Qu’en est-il des investissements étrangers?

Il y a une crise ou plutôt une angoisse. Certains s’inquiètent de la
situation, mais d’autres disent que c’est le moment adéquat pour investir.
Les crises sont une occasion pour assainir le marché. Seules les entreprises
solides restent. Et puis n’oublions pas les atouts stratégiques de la
Tunisie (- rapidité, proximité, etc. -) qui représentent une sécurité pour
les donneurs d’ordre. Ils ne veulent plus aller vers la Chine où le sourcing
long courrier peut présenter des risques.

Vu la stagnation des marchés européens, y a-t-il d’autres alternatives
pour le renforcement de l’export?

Nous sommes le 5ème fournisseur de l’Europe, et notre part sur ce marché
reste néanmoins faible (5%). Il y a la possibilité de développer les
exportations du secteur vers des marchés européens moins saturés et avec des
potentialités plus importantes et sur lesquels notre positionnement demeure
faible ; c’est le cas pour les marchés du Royaume Uni, l’Espagne, les Pays
Bas….Si on fixe un objectif sur cinq ans de doubler nos exportations vers
l’Europe et d’atteindre 8 ou 10% de part sur ce marché, ça sera déjà un
objectif pharaonique. La progression de notre part du marché nécessite la
diversification de nos produits et la progression de nos activités marketing
sur les marchés ciblés.

Le marché américain est également très porteur mais ce marché exige de
grosses quantités.
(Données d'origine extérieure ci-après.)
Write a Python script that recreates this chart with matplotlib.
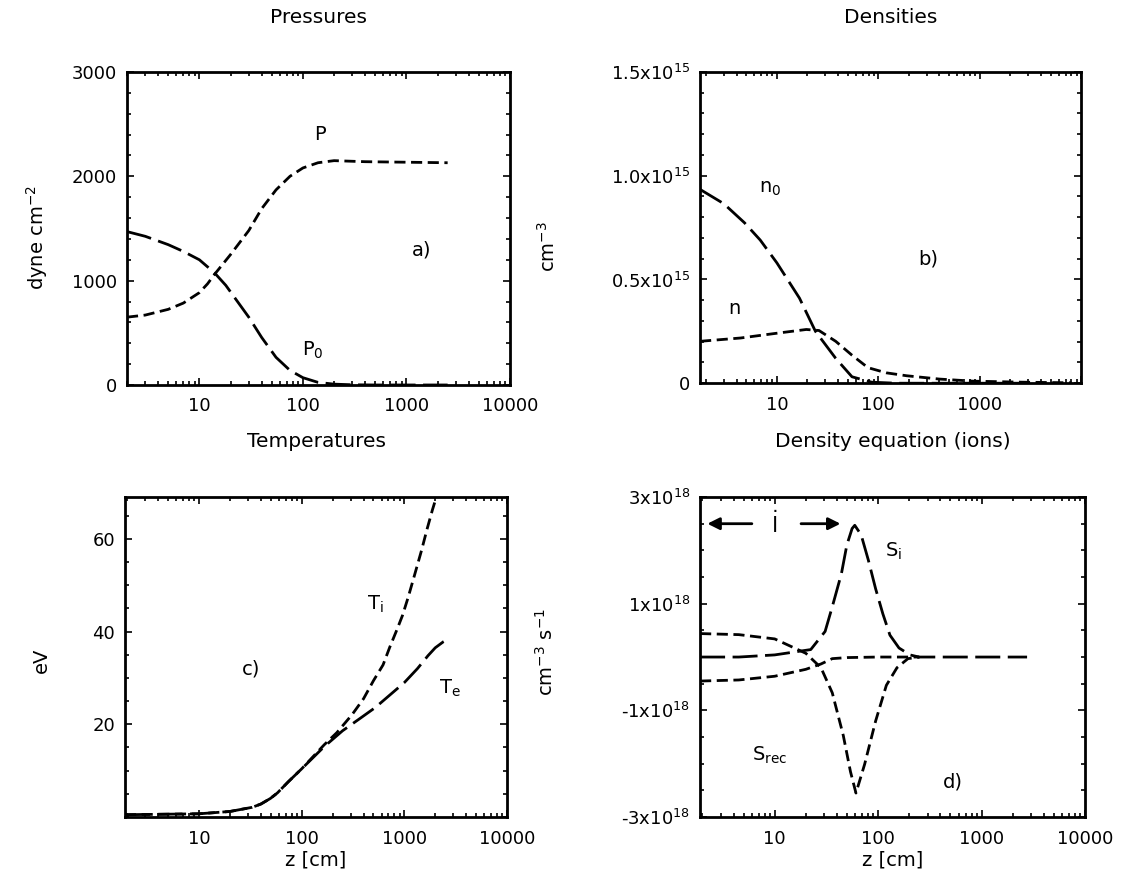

Il faut reconnaître que l’opportunité du marché américain
reste faible devant les marchés européens dont certains ne sont pas encore
bien développés.

D’un autre côté, il y a d’autres marchés comme l’Algérie, la Libye et le
Maroc. Trois marques tunisiennes (Mabrouk, dixit et Blue Island) ont déjà
installés des points de vente à Casablanca. Des entreprises de lingerie
comptent également s’y installer. La prochaine cible est Amman, ce qui
permettra de mettre en application les accords d’Agadir.